# Source data
%%

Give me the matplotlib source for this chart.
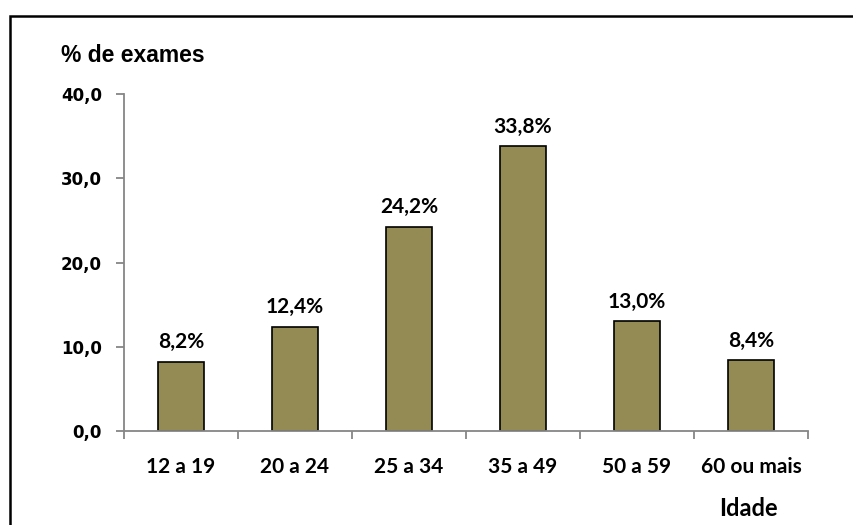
import matplotlib.pyplot as plt
from matplotlib.patches import Rectangle

# Distribution of exams by age group
faixas = ['12 a 19', '20 a 24', '25 a 34', '35 a 49', '50 a 59', '60 ou mais']
percentuais = [8.2, 12.4, 24.2, 33.8, 13.0, 8.4]
y_ticks = [0, 10, 20, 30, 40]

bar_color = '#948A54'
axis_color = '#868686'

fig = plt.figure(figsize=(8.54, 5.25), dpi=100)
ax = fig.add_axes([124 / 854, 1 - 431 / 525, (808 - 124) / 854, (431 - 94) / 525])

x = range(len(faixas))
bars = ax.bar(x, percentuais, width=0.41, color=bar_color, edgecolor='black', linewidth=1.2)

for xi, v in zip(x, percentuais):
    ax.annotate(f'{v:.1f}%'.replace('.', ','), (xi, v), xytext=(0, 7),
                textcoords='offset points', ha='center', va='bottom',
                fontsize=15, fontweight='bold', family='Lato')

ax.set_xlim(-0.5, len(faixas) - 0.5)
ax.set_ylim(0, 40)
ax.set_yticks(y_ticks)
ax.set_yticklabels([f'{t:.1f}'.replace('.', ',') for t in y_ticks],
                   fontsize=12, fontweight='bold', family='DejaVu Sans')

# category ticks sit between bars
ax.set_xticks([i - 0.5 for i in range(len(faixas) + 1)])
ax.set_xticklabels([])
ax.set_xticks(list(x), minor=True)
ax.set_xticklabels(faixas, minor=True, fontsize=15, fontweight='bold', family='Lato')
ax.tick_params(axis='x', which='minor', length=0, pad=19)
ax.tick_params(axis='x', which='major', length=6, width=1.3, color=axis_color)
ax.tick_params(axis='y', length=6, width=1.3, color=axis_color, pad=10)

for side in ['top', 'right']:
    ax.spines[side].set_visible(False)
for side in ['left', 'bottom']:
    ax.spines[side].set_color(axis_color)
    ax.spines[side].set_linewidth(1.3)

fig.text(61 / 854, 1 - 55 / 525, '% de exames', fontsize=16.5, fontweight='bold',
         family='Liberation Sans', ha='left', va='center')
fig.text(748 / 854, 1 - 509 / 525, 'Idade', fontsize=17, fontweight='bold',
         family='Lato', ha='center', va='center')

# outer frame
fig.patches.append(Rectangle((10.5 / 854, -0.1), 1.2, 1 - 15.5 / 525 + 0.1,
                             transform=fig.transFigure, fill=False,
                             edgecolor='black', linewidth=1.8))

fig.savefig('out.png', dpi=100)
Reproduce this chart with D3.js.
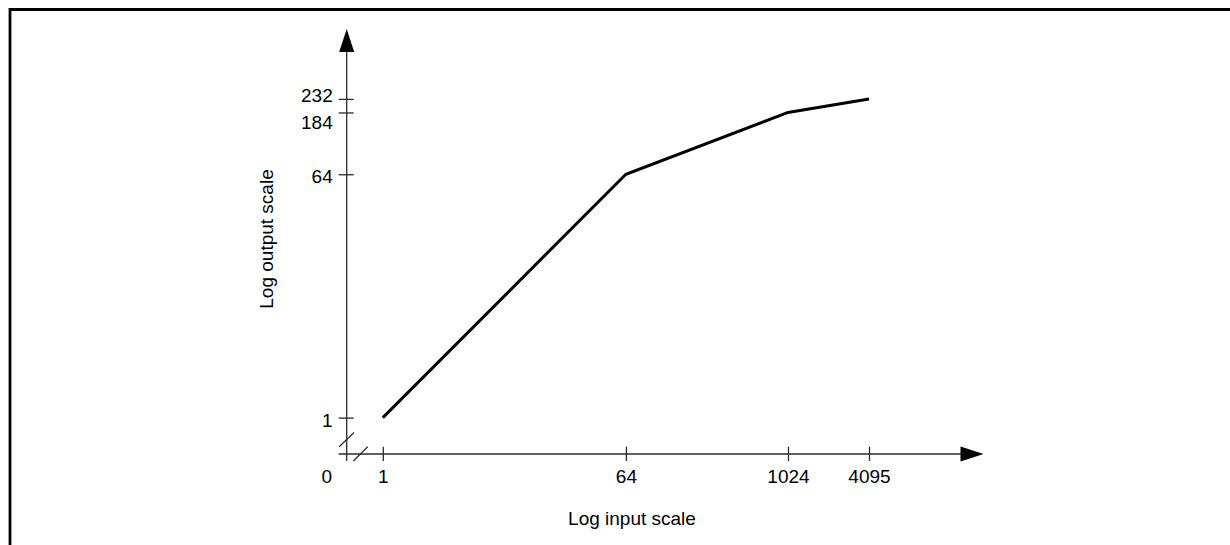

%%

# Exercise description
In the entries above, find each line with the word "this" and show it.

# Written solution
Give me the matplotlib source for this chart.
Reproduce this chart with D3.js.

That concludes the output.